Members of the Roswell City Council will meet Thursday to talk about an ordinance proposed to update and clarify the responsibilities of the mayor, city manager and other top city employees.
This workshop begins at 2 p.m. at City Hall, 425 N. Richardson Ave., in the large conference room.
The city’s Legal Committee has spent the past couple of months creating revisions and additions to Chap. 2 of the city code. The proposed version is about 16 pages long, with pages of new material.
Explanations about how management responsibilities are divvied up between the city manager and its elected officials, particularly the mayor and council, are just one portion revamped in this proposal.
Another process being described has to do with how council decides what items require their focus. For example, Sec. 2-46 of the city’s Administrative Code doesn’t require every item be recommended to councilors for possible action by a committee. An addition proposed provides an alternative by allowing that an item could be taken up by the council if four counselors or the mayor ask for it.
In addition, Sec. 2-53 is a new portion of the code titled “Creation of Offices, Appointed Officers.” The language, as proposed, declares as appointee officers the city manager, city clerk, city treasurer-finance officer, chief of police, city auditor and city attorney. It also describes which offices will be independent and apart from city departments, Clerk, Treasurer-Finance, Chief of Police, City Auditor and City Attorney.
The suggested language of the next section, 2-54, then puts in words a process for appointing these employees, excluding the city manager and auditor.
This includes the mayor and councilors coming together for an organizational meeting, during which the mayor will submit names of people to fill appointive officers as well as for “various boards or commissions of the city.”
Any openings that remain unfilled after that meeting will call for a repeat of this process at subsequent regular council meetings until the positions have been filled.
Also spelled out are the qualifications and responsibilities of these key employees.
Starting in Sec. 2-96, the city auditor’s investigative scope is proposed to not be limited by the city manager or city attorney, though there are some exceptions for the latter, such as when the auditor’s work interferes with another agency’s criminal investigation, including one being handled internally by the police and fire departments, for example.

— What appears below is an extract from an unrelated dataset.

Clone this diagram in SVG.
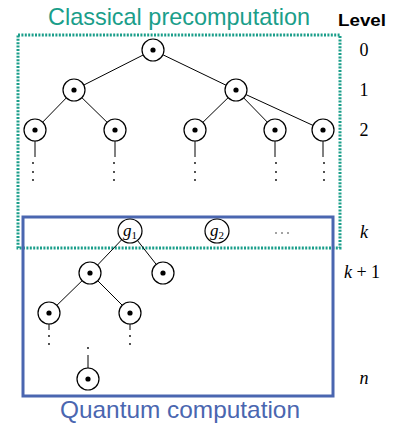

This officer and employees of this office couldn’t involve themselves in “any partisan political activities or the political affairs of the city during working hours,” either.
The city manager, a position at the city that’s being filled currently by Mike Mathews, the deputy city manager and referred to as acting city manager, is mostly explained under New Mexico Statutes, Chap. 3-14 with some additions.
The information packet for the workshop also includes an opinion from the Attorney General’s Office dated June 23, 2022, responding to an inquiry made by State Rep. Candy Spence Ezzell, (District 58, R-Roswell).
Questions in this document mostly pertain to the city’s mayor-council form of government and how it characterizes the reach of a city manager. Among them were whether certain offices — manager, clerk, attorney, police officer (chief), treasurer — are within administrative service, and whether the city manager could eliminate the office of the clerk and “require the person holding the position of clerk to report to the city attorney?”
The second question stems from that occurring in Roswell city government in 2022 after longtime City Clerk Sharon Coll resigned this past February, less than a month before the March 1 election for mayor and city councilors.
There were two city clerks employed during part of 2022: An interim city clerk appointed by then-Mayor Dennis Kintigh, and a city clerk who arrived in May after being appointed by the city manager.
The response from the Attorney General’s office is that the city manager has no authority within the municipal code “to fill appointed municipal offices,” “eliminate or change the duties of the office of the clerk,” or “make unilateral changes to the salary and benefits of appointed municipal officers.”
Further, the “city manager serves at the pleasure of the city council and, like other municipal officers, is responsible for reporting to and carrying out the policy decisions of the council,” the opinion also stated.
The city is still looking for a new city manager after the resignation of Joe Neeb in November 2022, after having been suspended by Mayor Timothy Jennings. Neeb is using accrued time until his resignation becomes effective next month.
Now-City Clerk Amalia Martinez was appointed to the position in November.
City Attorney Hess Yntema explained that the opinion from the Attorney General’s office helped to form the proposed local code changes, though other portions are from other sources, including the city’s Legal Committee.
City officials aren’t able to make requests directly for written opinions on local issues to the Attorney General’s Office but can ask a state representative to inquire on their behalf, Mayor Timothy Jennings said during a recent committee meeting about a separate issue, the Municipal Infrastructure Reimbursement Program.
No action will be taken during the workshop.